**EXERCISE INSTRUCTIONS:** Set down the full listing exactly as given. Any pictures are to be left out.

(Records excerpted from a collection)
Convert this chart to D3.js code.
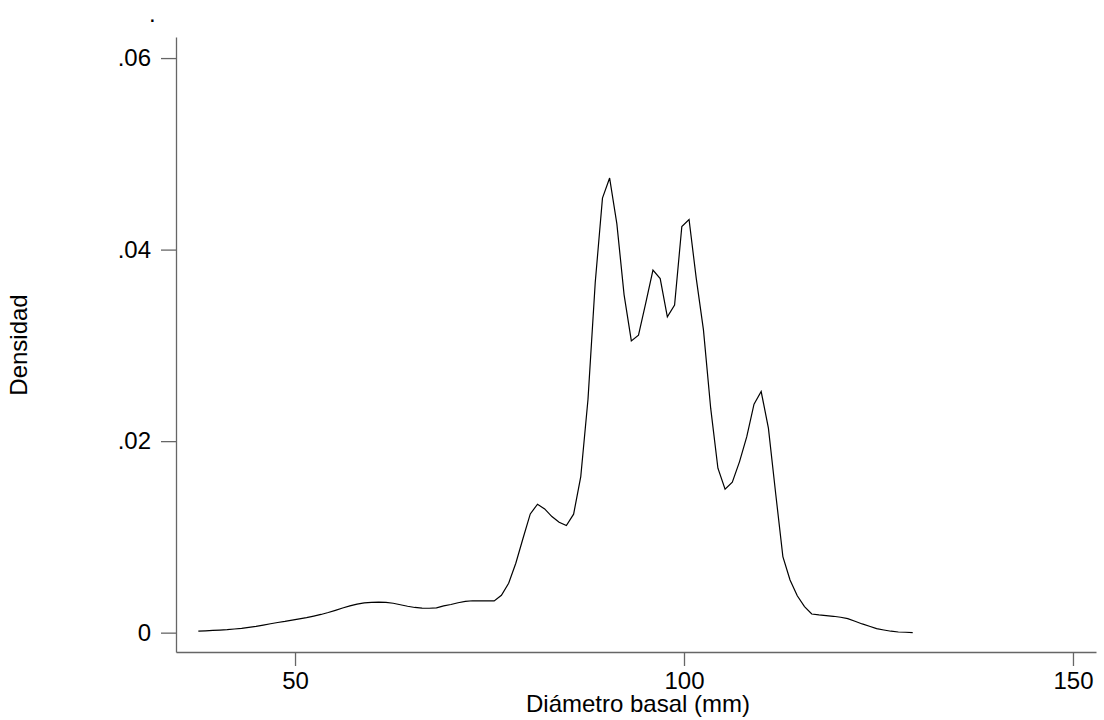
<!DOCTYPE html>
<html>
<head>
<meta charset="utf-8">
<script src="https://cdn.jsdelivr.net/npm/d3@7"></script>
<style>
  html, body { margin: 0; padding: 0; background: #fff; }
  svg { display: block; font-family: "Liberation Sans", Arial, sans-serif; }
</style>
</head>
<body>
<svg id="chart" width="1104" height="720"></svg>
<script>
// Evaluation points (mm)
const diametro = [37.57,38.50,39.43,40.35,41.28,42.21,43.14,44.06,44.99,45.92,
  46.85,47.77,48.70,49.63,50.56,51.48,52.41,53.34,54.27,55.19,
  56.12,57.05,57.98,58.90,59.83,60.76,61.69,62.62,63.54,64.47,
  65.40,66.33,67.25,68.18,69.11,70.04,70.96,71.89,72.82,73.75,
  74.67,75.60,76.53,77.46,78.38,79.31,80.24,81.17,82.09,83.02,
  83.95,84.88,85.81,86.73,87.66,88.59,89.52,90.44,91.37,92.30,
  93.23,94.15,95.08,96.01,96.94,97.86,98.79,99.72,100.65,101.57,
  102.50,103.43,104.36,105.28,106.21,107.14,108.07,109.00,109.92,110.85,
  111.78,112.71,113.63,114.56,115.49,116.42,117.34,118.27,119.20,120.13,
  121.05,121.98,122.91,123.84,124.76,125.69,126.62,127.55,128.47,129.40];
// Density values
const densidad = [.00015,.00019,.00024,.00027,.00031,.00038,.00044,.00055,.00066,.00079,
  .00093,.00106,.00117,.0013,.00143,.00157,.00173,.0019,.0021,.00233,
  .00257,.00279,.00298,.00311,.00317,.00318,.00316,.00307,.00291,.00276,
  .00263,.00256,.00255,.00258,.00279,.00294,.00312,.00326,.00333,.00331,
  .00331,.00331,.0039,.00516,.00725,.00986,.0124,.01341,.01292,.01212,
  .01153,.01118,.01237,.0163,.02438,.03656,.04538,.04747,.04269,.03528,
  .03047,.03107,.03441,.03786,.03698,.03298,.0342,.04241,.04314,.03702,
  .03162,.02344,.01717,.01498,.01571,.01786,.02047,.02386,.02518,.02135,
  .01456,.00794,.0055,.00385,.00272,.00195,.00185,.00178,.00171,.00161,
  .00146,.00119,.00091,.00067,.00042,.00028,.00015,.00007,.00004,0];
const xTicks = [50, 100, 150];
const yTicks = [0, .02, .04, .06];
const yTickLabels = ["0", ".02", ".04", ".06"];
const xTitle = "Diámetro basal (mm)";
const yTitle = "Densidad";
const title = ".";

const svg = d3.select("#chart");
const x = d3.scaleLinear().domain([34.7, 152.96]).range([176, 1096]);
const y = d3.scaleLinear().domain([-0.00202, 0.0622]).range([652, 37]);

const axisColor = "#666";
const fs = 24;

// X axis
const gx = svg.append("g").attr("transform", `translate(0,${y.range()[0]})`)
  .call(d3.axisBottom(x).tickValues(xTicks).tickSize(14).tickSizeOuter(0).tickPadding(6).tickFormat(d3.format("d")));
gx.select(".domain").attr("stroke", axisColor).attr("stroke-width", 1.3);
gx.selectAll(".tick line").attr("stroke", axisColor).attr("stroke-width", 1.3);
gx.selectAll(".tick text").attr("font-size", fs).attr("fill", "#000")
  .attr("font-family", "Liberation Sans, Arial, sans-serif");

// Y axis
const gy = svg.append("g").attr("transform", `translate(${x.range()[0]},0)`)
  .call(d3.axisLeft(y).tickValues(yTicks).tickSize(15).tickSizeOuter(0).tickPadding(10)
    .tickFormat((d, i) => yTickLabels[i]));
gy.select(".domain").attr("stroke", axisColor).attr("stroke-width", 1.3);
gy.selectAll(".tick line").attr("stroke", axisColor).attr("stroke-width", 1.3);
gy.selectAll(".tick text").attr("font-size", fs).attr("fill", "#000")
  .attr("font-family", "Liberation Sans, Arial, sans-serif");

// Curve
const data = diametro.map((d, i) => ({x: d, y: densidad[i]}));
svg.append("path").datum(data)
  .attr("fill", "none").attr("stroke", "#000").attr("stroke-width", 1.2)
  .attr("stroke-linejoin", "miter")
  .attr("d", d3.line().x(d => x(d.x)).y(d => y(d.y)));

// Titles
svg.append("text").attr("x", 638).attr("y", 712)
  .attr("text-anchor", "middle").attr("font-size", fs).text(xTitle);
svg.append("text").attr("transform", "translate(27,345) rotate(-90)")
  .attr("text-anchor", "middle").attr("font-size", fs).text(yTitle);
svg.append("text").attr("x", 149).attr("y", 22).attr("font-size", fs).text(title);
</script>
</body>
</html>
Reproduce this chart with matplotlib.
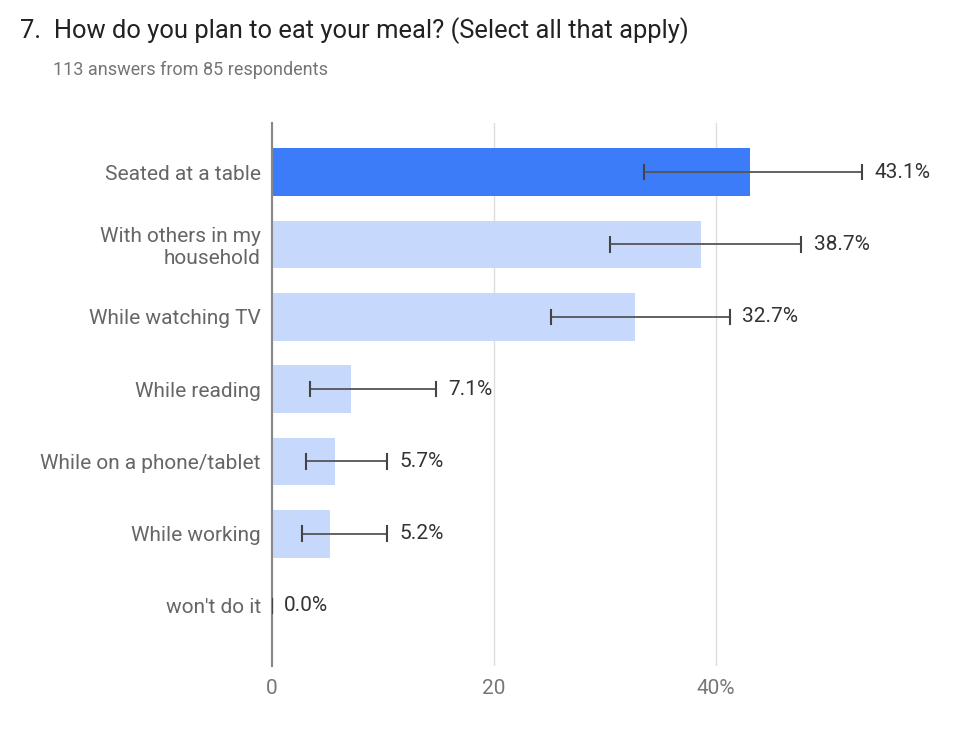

**EXERCISE ANSWER:**
Convert this chart to D3.js code.
<!DOCTYPE html>
<html>
<head>
<meta charset="utf-8">
<script src="https://cdn.jsdelivr.net/npm/d3@7"></script>
<style>
  html, body { margin: 0; padding: 0; background: #fff; }
  svg { display: block; font-family: "Liberation Sans", Arial, sans-serif; }
</style>
</head>
<body>
<svg id="chart" width="1104" height="720"></svg>
<script>
// Evaluation points (mm)
const diametro = [37.57,38.50,39.43,40.35,41.28,42.21,43.14,44.06,44.99,45.92,
  46.85,47.77,48.70,49.63,50.56,51.48,52.41,53.34,54.27,55.19,
  56.12,57.05,57.98,58.90,59.83,60.76,61.69,62.62,63.54,64.47,
  65.40,66.33,67.25,68.18,69.11,70.04,70.96,71.89,72.82,73.75,
  74.67,75.60,76.53,77.46,78.38,79.31,80.24,81.17,82.09,83.02,
  83.95,84.88,85.81,86.73,87.66,88.59,89.52,90.44,91.37,92.30,
  93.23,94.15,95.08,96.01,96.94,97.86,98.79,99.72,100.65,101.57,
  102.50,103.43,104.36,105.28,106.21,107.14,108.07,109.00,109.92,110.85,
  111.78,112.71,113.63,114.56,115.49,116.42,117.34,118.27,119.20,120.13,
  121.05,121.98,122.91,123.84,124.76,125.69,126.62,127.55,128.47,129.40];
// Density values
const densidad = [.00015,.00019,.00024,.00027,.00031,.00038,.00044,.00055,.00066,.00079,
  .00093,.00106,.00117,.0013,.00143,.00157,.00173,.0019,.0021,.00233,
  .00257,.00279,.00298,.00311,.00317,.00318,.00316,.00307,.00291,.00276,
  .00263,.00256,.00255,.00258,.00279,.00294,.00312,.00326,.00333,.00331,
  .00331,.00331,.0039,.00516,.00725,.00986,.0124,.01341,.01292,.01212,
  .01153,.01118,.01237,.0163,.02438,.03656,.04538,.04747,.04269,.03528,
  .03047,.03107,.03441,.03786,.03698,.03298,.0342,.04241,.04314,.03702,
  .03162,.02344,.01717,.01498,.01571,.01786,.02047,.02386,.02518,.02135,
  .01456,.00794,.0055,.00385,.00272,.00195,.00185,.00178,.00171,.00161,
  .00146,.00119,.00091,.00067,.00042,.00028,.00015,.00007,.00004,0];
const xTicks = [50, 100, 150];
const yTicks = [0, .02, .04, .06];
const yTickLabels = ["0", ".02", ".04", ".06"];
const xTitle = "Diámetro basal (mm)";
const yTitle = "Densidad";
const title = ".";

const svg = d3.select("#chart");
const x = d3.scaleLinear().domain([34.7, 152.96]).range([176, 1096]);
const y = d3.scaleLinear().domain([-0.00202, 0.0622]).range([652, 37]);

const axisColor = "#666";
const fs = 24;

// X axis
const gx = svg.append("g").attr("transform", `translate(0,${y.range()[0]})`)
  .call(d3.axisBottom(x).tickValues(xTicks).tickSize(14).tickSizeOuter(0).tickPadding(6).tickFormat(d3.format("d")));
gx.select(".domain").attr("stroke", axisColor).attr("stroke-width", 1.3);
gx.selectAll(".tick line").attr("stroke", axisColor).attr("stroke-width", 1.3);
gx.selectAll(".tick text").attr("font-size", fs).attr("fill", "#000")
  .attr("font-family", "Liberation Sans, Arial, sans-serif");

// Y axis
const gy = svg.append("g").attr("transform", `translate(${x.range()[0]},0)`)
  .call(d3.axisLeft(y).tickValues(yTicks).tickSize(15).tickSizeOuter(0).tickPadding(10)
    .tickFormat((d, i) => yTickLabels[i]));
gy.select(".domain").attr("stroke", axisColor).attr("stroke-width", 1.3);
gy.selectAll(".tick line").attr("stroke", axisColor).attr("stroke-width", 1.3);
gy.selectAll(".tick text").attr("font-size", fs).attr("fill", "#000")
  .attr("font-family", "Liberation Sans, Arial, sans-serif");

// Curve
const data = diametro.map((d, i) => ({x: d, y: densidad[i]}));
svg.append("path").datum(data)
  .attr("fill", "none").attr("stroke", "#000").attr("stroke-width", 1.2)
  .attr("stroke-linejoin", "miter")
  .attr("d", d3.line().x(d => x(d.x)).y(d => y(d.y)));

// Titles
svg.append("text").attr("x", 638).attr("y", 712)
  .attr("text-anchor", "middle").attr("font-size", fs).text(xTitle);
svg.append("text").attr("transform", "translate(27,345) rotate(-90)")
  .attr("text-anchor", "middle").attr("font-size", fs).text(yTitle);
svg.append("text").attr("x", 149).attr("y", 22).attr("font-size", fs).text(title);
</script>
</body>
</html>
Reproduce this chart with matplotlib.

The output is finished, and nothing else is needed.